Dr. Rhonda Patrick on health: what the evidence says · JRE #901

FACT CHECK // JRE #901 // EXHIBIT LOG
THE JOE ROGAN EXPERIENCE
CLAIM CMRO15UYSTATUS: PUBLISHED
SUBJECT: HEALTH
Timestamp2:39:23
RulingNeeds Context

Not a true/false call. Every claim is logged with its sources; read the exhibits below.

// THE CLAIM · ON TAPE
women that do that, that have already had breast cancer, they reduce their breast cancer risk recurrence by like 40%
Dr. Rhonda Patrick@ 2:39:23
Watch on YouTubeJUMP TO 2:39:23

What the evidence says 01 / RECORD

The claim references a 2016 analysis of the Women's Healthy Eating and Living (WHEL) cohort study (Marinac et al., JAMA Oncology), which followed 2,413 women with early-stage breast cancer and found that fasting fewer than 13 hours per night was associated with a 36% higher hazard of breast cancer recurrence compared with fasting 13 or more hours (hazard ratio 1.36; 95% CI, 1.05-1.76).
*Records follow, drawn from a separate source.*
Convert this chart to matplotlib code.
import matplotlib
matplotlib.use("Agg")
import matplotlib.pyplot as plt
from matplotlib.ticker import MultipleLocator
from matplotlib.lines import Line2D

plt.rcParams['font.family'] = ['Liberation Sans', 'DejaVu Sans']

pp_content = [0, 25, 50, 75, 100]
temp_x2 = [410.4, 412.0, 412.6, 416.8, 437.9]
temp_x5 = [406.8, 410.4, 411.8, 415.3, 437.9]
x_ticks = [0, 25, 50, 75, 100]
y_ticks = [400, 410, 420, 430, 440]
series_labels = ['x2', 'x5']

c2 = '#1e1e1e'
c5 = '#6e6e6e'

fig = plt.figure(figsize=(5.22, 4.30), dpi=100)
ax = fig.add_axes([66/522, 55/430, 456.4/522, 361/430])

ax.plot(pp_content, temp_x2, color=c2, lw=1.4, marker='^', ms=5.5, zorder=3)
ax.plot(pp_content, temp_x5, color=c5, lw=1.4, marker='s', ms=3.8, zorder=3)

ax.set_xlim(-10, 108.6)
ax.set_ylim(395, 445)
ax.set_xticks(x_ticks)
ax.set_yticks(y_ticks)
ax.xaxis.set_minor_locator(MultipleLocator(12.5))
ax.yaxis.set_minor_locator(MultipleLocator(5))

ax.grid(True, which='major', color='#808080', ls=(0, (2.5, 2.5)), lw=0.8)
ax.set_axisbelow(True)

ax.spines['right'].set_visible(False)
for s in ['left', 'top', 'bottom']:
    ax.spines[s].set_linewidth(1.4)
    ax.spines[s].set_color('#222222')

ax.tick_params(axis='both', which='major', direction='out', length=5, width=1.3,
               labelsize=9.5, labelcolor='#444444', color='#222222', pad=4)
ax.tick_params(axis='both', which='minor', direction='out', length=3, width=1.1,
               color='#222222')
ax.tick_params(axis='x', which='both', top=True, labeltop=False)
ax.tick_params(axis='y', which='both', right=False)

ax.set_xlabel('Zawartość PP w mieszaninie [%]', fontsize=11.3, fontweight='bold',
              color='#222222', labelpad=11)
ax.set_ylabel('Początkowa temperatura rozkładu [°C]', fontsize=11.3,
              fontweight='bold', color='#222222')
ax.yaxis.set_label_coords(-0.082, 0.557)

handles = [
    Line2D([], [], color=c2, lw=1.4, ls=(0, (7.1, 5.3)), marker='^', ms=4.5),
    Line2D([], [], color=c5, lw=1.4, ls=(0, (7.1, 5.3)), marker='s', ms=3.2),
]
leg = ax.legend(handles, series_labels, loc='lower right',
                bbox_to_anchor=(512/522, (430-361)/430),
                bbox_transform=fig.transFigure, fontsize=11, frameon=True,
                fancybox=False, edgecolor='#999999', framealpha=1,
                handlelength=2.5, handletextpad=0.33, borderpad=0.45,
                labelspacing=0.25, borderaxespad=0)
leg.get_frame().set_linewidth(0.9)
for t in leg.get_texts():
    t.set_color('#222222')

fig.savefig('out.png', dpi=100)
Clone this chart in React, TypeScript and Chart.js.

Patrick's rounded "40%" figure is a reasonably close paraphrase of that 36% figure, but the framing as women who fast longer "reduce their recurrence risk" implies a causal, protective effect that this observational, self-reported dietary data cannot establish; the study's own authors called it an exploratory, hypothesis-generating analysis, noted they did not adjust for multiple comparisons, and stated randomized trials are needed to test causality. No association was found between nightly fasting duration and breast cancer-specific mortality in the same cohort. A 2023 systematic review of intermittent fasting and breast cancer found this finding has not been replicated in other studies and concluded evidence for fasting reducing recurrence in humans remains weak and insufficient. The underlying statistic is approximately accurate, but the causal, actionable framing overstates what a single observational cohort analysis supports.